Your instructions:
From the records below, extract only the lines running from the line with "Rebuild this chart" to the line with "const ENERGY_UNIT = '점';", both lines included, reproducing them exactly.

=== Exercise inputs ===

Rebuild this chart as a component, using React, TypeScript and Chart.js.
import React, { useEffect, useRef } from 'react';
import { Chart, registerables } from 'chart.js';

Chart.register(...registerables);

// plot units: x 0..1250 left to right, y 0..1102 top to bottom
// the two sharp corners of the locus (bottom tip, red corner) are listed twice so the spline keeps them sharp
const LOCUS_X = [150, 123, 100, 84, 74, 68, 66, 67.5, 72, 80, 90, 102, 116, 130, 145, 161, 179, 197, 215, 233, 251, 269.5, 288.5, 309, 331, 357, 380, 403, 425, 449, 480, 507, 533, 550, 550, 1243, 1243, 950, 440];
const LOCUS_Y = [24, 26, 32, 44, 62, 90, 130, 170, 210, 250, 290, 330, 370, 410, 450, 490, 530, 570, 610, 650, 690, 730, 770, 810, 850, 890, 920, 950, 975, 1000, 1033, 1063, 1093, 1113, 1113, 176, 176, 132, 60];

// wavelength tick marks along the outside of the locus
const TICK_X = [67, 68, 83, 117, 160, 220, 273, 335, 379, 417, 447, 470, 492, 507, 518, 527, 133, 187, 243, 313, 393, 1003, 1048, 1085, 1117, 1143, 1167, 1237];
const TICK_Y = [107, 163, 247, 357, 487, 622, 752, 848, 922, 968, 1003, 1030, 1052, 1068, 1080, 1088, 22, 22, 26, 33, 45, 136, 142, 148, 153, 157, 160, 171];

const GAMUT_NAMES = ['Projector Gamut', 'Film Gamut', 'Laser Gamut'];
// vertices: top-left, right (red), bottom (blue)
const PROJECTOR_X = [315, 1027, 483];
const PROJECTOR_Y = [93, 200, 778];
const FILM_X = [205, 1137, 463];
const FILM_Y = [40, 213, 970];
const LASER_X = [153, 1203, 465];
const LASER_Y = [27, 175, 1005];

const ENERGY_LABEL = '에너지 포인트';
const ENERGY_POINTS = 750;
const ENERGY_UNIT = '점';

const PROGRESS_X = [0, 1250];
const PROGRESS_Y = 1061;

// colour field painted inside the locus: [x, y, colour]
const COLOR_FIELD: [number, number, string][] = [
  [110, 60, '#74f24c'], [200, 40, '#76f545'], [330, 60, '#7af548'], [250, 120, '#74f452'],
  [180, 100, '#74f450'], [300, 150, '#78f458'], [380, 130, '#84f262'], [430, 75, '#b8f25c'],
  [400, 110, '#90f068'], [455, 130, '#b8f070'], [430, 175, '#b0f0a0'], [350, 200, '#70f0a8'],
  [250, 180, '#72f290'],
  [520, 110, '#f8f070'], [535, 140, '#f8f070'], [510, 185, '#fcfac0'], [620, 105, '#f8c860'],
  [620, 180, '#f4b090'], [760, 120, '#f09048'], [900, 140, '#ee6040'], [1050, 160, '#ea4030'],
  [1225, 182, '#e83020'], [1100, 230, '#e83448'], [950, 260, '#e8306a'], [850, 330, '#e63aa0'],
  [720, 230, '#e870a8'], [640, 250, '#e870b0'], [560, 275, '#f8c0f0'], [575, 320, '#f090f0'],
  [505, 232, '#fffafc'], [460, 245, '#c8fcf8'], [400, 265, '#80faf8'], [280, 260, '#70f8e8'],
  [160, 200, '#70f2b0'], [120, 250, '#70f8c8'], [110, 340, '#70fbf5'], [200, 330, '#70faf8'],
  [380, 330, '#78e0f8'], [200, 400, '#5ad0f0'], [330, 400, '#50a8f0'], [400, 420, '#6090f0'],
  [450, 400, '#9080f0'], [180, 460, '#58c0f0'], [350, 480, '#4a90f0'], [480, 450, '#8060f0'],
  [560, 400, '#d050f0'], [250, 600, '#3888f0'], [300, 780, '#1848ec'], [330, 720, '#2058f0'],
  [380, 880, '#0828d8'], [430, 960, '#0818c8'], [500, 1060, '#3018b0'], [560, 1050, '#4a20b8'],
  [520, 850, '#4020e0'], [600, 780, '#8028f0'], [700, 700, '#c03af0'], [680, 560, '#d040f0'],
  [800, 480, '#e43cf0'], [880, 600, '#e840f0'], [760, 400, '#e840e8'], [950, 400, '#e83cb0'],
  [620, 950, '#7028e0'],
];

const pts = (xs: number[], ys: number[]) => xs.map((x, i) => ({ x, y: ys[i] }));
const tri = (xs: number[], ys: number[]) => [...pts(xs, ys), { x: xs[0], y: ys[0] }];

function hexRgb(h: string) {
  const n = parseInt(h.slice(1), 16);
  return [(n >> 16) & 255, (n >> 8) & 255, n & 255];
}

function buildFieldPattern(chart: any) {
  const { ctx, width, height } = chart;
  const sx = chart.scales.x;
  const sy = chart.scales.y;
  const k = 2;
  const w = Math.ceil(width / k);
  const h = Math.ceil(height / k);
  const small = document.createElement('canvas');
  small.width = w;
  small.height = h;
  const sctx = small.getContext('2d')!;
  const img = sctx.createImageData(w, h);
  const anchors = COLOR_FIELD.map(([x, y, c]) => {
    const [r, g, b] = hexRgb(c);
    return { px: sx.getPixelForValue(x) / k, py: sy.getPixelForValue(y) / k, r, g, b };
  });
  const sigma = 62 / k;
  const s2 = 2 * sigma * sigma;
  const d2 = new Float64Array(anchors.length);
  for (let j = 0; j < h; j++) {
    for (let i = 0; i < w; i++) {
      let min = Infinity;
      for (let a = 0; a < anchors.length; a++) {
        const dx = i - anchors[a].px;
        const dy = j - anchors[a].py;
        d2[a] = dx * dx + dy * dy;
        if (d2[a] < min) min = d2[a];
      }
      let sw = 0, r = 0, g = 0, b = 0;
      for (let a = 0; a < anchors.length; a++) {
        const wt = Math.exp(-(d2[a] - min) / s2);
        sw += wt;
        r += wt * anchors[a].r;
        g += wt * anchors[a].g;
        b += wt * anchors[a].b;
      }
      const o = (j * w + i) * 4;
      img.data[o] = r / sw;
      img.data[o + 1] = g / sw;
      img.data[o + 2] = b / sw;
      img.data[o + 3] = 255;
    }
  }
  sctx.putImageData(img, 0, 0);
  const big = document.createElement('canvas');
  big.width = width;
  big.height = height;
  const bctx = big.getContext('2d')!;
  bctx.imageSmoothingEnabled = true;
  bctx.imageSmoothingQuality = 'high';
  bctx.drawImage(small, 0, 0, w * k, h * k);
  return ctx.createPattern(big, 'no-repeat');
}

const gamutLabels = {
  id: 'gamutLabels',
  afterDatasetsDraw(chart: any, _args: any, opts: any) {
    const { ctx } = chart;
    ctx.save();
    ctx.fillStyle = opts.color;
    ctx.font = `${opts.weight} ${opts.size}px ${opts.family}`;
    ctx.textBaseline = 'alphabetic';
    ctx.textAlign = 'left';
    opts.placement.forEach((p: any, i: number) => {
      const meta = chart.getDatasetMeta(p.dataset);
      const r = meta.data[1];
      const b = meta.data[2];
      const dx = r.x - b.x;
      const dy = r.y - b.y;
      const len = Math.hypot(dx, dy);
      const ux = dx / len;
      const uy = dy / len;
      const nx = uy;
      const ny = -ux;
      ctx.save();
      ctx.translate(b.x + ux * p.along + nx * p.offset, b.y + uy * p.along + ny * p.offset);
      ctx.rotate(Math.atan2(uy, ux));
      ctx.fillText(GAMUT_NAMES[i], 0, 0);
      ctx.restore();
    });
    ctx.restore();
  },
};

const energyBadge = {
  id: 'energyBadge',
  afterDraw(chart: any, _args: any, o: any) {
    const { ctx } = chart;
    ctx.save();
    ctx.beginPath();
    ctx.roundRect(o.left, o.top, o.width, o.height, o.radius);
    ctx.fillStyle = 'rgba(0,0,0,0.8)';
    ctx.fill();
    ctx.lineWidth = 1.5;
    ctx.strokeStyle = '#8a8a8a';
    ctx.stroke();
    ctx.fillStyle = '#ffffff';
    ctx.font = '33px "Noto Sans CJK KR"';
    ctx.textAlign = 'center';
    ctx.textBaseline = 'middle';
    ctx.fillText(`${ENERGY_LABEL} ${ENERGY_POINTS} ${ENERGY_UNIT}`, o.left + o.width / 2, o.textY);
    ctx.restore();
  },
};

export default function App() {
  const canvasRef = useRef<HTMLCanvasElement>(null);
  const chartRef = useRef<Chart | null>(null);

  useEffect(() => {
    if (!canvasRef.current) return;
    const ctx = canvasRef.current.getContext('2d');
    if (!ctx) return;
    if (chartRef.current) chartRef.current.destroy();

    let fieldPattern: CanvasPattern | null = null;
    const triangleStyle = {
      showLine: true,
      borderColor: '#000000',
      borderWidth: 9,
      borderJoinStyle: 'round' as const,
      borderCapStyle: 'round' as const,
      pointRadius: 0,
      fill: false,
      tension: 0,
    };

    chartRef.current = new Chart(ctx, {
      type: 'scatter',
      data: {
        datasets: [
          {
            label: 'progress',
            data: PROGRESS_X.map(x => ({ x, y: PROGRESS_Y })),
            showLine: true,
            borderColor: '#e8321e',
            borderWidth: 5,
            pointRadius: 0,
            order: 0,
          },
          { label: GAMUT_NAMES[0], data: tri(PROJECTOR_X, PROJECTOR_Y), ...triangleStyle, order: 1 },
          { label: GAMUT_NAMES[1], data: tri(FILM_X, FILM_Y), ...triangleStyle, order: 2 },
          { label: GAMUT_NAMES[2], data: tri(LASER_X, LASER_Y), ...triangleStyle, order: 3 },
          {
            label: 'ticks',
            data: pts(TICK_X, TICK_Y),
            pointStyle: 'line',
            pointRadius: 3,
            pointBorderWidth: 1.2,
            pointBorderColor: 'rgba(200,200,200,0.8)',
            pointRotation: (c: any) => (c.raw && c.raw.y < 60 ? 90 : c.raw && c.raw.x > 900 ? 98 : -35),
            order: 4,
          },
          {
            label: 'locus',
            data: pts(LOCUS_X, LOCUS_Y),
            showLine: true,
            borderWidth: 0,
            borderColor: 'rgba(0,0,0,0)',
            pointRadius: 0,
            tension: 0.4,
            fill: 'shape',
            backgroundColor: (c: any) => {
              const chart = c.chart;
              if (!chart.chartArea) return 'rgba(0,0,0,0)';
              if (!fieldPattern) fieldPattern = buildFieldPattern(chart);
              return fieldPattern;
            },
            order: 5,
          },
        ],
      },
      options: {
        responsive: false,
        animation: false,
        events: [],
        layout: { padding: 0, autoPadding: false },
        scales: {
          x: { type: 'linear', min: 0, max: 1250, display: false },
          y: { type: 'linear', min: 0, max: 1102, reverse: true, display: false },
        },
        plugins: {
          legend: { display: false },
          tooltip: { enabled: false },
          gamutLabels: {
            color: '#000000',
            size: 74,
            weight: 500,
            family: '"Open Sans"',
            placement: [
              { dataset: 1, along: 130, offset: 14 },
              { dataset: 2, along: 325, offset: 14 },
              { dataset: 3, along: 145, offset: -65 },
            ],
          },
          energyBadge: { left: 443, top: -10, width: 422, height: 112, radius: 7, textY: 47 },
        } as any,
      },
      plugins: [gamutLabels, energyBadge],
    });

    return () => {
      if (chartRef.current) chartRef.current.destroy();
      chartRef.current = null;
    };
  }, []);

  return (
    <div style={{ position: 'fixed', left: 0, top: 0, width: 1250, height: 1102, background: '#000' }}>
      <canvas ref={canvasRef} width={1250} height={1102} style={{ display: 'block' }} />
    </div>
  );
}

===
=== Exercise inputs ===

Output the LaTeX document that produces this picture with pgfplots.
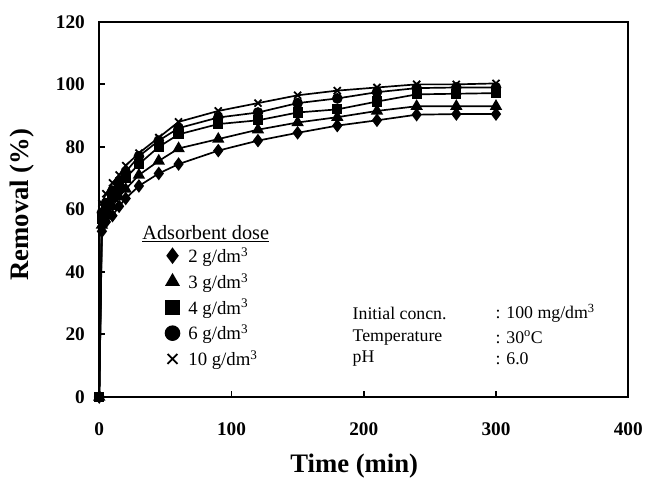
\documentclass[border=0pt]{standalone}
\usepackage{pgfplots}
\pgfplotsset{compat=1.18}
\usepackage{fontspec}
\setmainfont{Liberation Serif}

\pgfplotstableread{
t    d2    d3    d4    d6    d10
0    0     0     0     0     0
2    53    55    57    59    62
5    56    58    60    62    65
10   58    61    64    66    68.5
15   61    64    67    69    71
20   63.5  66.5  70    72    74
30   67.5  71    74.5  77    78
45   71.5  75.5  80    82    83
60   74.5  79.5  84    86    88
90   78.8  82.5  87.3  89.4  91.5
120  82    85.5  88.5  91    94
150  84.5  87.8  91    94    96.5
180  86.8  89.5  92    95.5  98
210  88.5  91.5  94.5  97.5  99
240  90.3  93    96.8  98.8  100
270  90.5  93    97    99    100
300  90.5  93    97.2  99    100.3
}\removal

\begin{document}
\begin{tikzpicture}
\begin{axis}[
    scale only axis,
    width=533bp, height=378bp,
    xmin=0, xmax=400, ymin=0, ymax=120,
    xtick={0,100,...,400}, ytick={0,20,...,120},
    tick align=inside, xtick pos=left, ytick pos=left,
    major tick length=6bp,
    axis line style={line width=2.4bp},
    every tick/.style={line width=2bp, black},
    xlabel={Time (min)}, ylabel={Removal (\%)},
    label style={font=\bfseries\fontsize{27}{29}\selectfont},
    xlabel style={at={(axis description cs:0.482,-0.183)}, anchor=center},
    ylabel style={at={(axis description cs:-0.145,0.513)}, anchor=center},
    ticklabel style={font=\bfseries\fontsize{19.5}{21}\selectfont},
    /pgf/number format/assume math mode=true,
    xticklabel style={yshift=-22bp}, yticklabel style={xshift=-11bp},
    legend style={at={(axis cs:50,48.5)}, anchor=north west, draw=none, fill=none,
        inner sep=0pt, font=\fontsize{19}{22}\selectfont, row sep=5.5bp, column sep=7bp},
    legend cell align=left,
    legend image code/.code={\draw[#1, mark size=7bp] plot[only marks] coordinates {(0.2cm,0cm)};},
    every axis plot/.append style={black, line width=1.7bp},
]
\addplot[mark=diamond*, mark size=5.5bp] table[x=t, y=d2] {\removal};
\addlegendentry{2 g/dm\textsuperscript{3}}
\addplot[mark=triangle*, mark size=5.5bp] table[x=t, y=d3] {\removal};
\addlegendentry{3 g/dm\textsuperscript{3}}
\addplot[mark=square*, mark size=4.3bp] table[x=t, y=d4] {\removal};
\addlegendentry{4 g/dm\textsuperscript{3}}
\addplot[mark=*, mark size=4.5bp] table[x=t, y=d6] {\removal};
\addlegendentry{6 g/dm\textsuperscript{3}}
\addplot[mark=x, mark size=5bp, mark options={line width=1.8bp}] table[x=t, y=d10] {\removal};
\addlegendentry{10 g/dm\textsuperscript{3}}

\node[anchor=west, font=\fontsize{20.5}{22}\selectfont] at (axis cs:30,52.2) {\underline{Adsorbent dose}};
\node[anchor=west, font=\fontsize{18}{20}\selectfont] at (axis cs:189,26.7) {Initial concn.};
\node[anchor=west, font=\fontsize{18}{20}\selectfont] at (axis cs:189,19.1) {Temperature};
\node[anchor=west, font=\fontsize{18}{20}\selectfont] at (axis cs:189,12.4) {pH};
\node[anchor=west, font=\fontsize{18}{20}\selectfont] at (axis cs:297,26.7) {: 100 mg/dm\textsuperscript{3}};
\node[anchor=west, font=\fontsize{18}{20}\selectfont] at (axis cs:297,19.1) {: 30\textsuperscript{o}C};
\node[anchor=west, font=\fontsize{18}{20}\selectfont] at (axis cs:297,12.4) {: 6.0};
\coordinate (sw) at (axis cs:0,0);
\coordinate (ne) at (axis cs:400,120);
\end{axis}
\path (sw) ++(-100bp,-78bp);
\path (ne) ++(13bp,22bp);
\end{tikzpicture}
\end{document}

===
=== Exercise inputs ===

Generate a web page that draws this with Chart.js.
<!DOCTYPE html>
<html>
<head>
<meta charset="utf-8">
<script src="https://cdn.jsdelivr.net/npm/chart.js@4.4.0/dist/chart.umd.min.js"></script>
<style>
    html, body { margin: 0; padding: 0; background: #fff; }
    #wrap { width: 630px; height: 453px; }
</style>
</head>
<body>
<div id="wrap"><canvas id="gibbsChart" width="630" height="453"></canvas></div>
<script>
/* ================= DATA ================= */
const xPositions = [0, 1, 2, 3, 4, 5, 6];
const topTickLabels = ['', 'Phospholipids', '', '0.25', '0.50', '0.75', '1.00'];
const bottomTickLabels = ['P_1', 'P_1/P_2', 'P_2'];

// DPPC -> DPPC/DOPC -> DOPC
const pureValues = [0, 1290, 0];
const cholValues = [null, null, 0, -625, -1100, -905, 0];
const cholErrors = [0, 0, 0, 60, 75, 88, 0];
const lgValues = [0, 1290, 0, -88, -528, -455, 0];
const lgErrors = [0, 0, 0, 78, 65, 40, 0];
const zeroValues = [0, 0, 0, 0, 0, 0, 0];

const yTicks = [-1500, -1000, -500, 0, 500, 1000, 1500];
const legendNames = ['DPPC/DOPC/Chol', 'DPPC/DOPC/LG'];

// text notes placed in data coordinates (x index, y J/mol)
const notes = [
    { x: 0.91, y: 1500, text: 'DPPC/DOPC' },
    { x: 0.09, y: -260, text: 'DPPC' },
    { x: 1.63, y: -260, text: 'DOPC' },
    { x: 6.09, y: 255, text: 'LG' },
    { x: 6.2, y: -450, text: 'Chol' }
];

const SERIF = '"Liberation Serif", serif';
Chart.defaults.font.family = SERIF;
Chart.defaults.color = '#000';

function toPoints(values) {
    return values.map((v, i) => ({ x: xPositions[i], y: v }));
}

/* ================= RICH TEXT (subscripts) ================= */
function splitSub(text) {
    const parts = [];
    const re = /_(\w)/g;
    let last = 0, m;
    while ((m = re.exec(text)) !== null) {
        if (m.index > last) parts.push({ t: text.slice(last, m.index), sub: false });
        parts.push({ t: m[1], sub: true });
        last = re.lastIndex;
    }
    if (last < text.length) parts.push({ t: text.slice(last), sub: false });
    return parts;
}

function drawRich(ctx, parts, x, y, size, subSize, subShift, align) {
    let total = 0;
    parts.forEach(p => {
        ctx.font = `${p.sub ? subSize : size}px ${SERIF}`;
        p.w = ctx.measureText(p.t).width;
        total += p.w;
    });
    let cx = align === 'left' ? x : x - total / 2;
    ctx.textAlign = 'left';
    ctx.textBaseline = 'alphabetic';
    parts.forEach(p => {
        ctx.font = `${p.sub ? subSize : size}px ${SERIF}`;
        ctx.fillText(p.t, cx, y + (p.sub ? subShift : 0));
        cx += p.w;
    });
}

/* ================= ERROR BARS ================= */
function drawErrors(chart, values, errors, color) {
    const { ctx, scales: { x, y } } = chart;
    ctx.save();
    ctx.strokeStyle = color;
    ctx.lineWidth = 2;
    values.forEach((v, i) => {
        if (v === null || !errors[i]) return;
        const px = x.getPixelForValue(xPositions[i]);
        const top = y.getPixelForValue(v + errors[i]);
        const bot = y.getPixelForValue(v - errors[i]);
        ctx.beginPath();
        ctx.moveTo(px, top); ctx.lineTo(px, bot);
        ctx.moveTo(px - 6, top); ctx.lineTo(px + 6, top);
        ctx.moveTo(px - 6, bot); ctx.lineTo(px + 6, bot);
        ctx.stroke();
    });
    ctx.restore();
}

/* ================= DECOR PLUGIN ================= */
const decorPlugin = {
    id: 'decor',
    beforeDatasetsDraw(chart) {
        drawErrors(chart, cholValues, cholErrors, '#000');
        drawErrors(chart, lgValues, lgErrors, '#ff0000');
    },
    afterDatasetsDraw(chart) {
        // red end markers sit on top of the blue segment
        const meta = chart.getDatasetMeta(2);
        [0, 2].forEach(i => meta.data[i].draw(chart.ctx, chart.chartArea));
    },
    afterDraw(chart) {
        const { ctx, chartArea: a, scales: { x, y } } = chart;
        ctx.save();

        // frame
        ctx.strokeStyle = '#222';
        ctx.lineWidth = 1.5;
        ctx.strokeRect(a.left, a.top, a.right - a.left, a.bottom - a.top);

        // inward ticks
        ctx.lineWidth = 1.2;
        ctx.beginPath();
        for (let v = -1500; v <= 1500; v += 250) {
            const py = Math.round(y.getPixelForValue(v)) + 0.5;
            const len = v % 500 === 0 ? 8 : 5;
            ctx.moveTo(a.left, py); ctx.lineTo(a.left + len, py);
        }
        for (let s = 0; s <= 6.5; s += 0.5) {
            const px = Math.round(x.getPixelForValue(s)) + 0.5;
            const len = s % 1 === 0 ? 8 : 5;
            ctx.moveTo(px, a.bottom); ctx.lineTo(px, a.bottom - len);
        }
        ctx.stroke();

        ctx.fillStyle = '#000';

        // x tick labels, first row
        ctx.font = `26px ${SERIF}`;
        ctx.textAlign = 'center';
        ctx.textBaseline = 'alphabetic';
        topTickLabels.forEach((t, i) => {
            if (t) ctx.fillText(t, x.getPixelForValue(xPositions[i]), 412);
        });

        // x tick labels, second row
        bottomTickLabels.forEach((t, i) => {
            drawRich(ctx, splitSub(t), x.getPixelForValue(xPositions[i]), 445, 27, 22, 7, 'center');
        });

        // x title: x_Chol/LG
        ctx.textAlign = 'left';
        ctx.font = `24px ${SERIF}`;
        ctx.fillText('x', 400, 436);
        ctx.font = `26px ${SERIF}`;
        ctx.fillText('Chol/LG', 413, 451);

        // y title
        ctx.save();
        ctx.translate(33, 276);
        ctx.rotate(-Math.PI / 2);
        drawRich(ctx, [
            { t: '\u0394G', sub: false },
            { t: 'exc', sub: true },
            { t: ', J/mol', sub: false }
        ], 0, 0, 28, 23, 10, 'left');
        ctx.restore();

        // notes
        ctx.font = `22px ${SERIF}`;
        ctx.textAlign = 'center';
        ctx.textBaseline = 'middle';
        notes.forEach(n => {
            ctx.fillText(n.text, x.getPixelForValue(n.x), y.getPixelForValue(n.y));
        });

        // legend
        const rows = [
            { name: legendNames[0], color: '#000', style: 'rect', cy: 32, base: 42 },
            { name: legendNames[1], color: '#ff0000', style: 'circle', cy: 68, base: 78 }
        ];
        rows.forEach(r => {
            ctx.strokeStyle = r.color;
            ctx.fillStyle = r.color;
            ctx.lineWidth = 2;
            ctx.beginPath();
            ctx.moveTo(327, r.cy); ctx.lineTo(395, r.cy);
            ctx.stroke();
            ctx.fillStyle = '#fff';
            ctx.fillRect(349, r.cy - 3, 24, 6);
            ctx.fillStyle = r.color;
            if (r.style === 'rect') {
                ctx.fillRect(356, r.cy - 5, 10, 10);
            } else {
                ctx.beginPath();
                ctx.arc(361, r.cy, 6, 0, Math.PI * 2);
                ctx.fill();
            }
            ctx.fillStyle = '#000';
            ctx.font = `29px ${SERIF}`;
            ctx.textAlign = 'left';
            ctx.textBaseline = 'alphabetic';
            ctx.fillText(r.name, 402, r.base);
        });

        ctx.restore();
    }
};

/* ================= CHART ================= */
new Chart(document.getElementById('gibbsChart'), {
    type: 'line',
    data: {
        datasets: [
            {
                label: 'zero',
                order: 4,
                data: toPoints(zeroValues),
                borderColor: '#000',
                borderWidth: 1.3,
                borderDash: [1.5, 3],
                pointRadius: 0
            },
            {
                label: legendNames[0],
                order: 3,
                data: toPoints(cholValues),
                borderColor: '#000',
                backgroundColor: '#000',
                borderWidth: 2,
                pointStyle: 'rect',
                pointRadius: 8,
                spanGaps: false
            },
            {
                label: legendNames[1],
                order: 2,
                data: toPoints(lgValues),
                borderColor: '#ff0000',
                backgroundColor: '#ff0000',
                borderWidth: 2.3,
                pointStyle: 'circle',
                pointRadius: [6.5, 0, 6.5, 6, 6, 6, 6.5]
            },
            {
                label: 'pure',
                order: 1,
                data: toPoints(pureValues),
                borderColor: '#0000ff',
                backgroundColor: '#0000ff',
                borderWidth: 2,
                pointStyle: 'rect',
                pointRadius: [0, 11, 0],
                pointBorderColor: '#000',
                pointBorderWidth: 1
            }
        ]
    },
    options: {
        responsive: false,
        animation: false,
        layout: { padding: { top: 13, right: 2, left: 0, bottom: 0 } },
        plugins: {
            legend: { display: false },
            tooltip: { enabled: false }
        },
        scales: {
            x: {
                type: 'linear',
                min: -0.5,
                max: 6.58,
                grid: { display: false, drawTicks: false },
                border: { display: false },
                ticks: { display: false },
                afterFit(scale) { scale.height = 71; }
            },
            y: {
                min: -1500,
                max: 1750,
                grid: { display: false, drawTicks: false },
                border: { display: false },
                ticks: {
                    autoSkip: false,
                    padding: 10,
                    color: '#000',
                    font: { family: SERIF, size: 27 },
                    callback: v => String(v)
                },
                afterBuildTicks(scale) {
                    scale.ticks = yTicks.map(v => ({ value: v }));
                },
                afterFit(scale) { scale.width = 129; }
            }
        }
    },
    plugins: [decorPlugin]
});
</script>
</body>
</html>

===

Final result:
Rebuild this chart as a component, using React, TypeScript and Chart.js.
import React, { useEffect, useRef } from 'react';
import { Chart, registerables } from 'chart.js';

Chart.register(...registerables);

// plot units: x 0..1250 left to right, y 0..1102 top to bottom
// the two sharp corners of the locus (bottom tip, red corner) are listed twice so the spline keeps them sharp
const LOCUS_X = [150, 123, 100, 84, 74, 68, 66, 67.5, 72, 80, 90, 102, 116, 130, 145, 161, 179, 197, 215, 233, 251, 269.5, 288.5, 309, 331, 357, 380, 403, 425, 449, 480, 507, 533, 550, 550, 1243, 1243, 950, 440];
const LOCUS_Y = [24, 26, 32, 44, 62, 90, 130, 170, 210, 250, 290, 330, 370, 410, 450, 490, 530, 570, 610, 650, 690, 730, 770, 810, 850, 890, 920, 950, 975, 1000, 1033, 1063, 1093, 1113, 1113, 176, 176, 132, 60];

// wavelength tick marks along the outside of the locus
const TICK_X = [67, 68, 83, 117, 160, 220, 273, 335, 379, 417, 447, 470, 492, 507, 518, 527, 133, 187, 243, 313, 393, 1003, 1048, 1085, 1117, 1143, 1167, 1237];
const TICK_Y = [107, 163, 247, 357, 487, 622, 752, 848, 922, 968, 1003, 1030, 1052, 1068, 1080, 1088, 22, 22, 26, 33, 45, 136, 142, 148, 153, 157, 160, 171];

const GAMUT_NAMES = ['Projector Gamut', 'Film Gamut', 'Laser Gamut'];
// vertices: top-left, right (red), bottom (blue)
const PROJECTOR_X = [315, 1027, 483];
const PROJECTOR_Y = [93, 200, 778];
const FILM_X = [205, 1137, 463];
const FILM_Y = [40, 213, 970];
const LASER_X = [153, 1203, 465];
const LASER_Y = [27, 175, 1005];

const ENERGY_LABEL = '에너지 포인트';
const ENERGY_POINTS = 750;
const ENERGY_UNIT = '점';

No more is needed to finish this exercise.